Donald Trump posted an alarming message to his Twitter account on Saturday, describing Democrats as “dangerous” as well as “extreme,” Inquisitr recently reported. Trump’s rhetoric, suggesting in effect that the Democratic Party is illegitimate and actually a threat to the United States, immediately sparked fears among Twitter users that Trump was planning to seize control of the government and declare himself a dictator.
“You don’t hand matches to an arsonist, and you don’t give power to an angry left-wing mob,” Trump wrote on his Twitter account Saturday. “Democrats have become too EXTREME and TOO DANGEROUS to govern. Republicans believe in the rule of law – not the rule of the mob. VOTE REPUBLICAN!”

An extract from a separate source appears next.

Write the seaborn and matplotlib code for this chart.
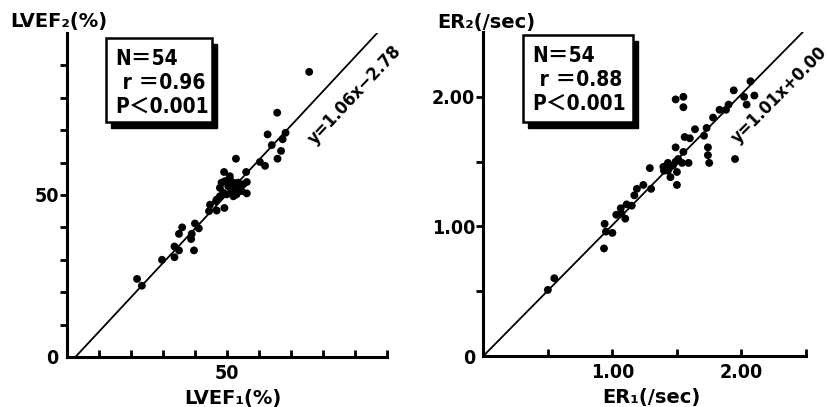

But according to a lengthy Twitter thread posted by Twitter user “Cyndia Blue,” Trumps’s Twitter post puts the United States “one ‘Reichstag fire’ away from true dictatorship.”
The “Reichstag Fire,” as Inqusitr recounted, was a 1933 incident in Berlin, Germany, in which the German parliament building, the “Reichstag” was burned by an unknown arsonist just one month after Adolf Hitler was named German chancellor. The Nazi Party, of which Hitler was leader, had won 230 parliament seats in German national elections the previous year.
Hitler quickly announced that Communists were behind the fire, and he within days issued what later came to be called “The Reichstag Fire Decree,” according to a history by The Holocaust Encyclopedia, terminating most rights — such as free speech, free assembly, and press freedom — that Germans had previously taken for granted. Hitler soon followed that decree with a new law abolishing the parliament and declaring himself der fuehrer, or dictator.
Twitter user Cyndia Blue, who as of Sunday evening had received nearly 1,400 rewteets for the initial post in her thread, saw parallels between Germany in 1933 and the United States today.
“If you’re ‘too dangerous to govern,’ what does that mean? It means you fall outside the bounds of acceptable & legal, and something must be done to contain & control you for the safety of society. He’s putting this language out there intentionally,” she wrote in a subsequent Twitter post in the thread. “The window to preventing a descent into fascism is closing. Stefan Zweig, who fled Austria to escape Hitler, wrote about how Germans waited too long. They kept thinking they could wait out Hitler & the Nazi party — it was a democracy, after all, & he wouldn’t be in power forever, right?”
As Cyndia Blue wrote in her thread, “they were wrong. Their window to stop him slammed shut in a moment with the Reichstag fire.”
You don't have to be a conspiracy theorist to worry Trump might be capable of something horrific to protect himself and consolidate his own power. I think you'd be naive to imagine that something like this is not possible in America.
— ???? Cyndia BLUE "Unstable Genius" (@malinablue) October 7, 2018
She also noted that Russian strongman Vladimir Putin — who as the Atlantic magazine wrote has to be the world leader Trump most admires — may have launched his rise to power in a similar fashion.
As the American Interest recounts, Putin’s rise to the Russian presidency in 2000 was propelled by anti-terrorist fervor after a series of residential apartment buildings in Moscow were bombed in 1999, killing about 300 people. Putin was prime minister and acting president of Russia at that time.
“The mystery of who bombed the Russian apartment houses in 1999 has not been solved to this day,” wrote David Satter in The American Interest. “And to the extent that there is evidence as to the perpetrators, it points not to Chechen terrorists but to the Kremlin leadership.”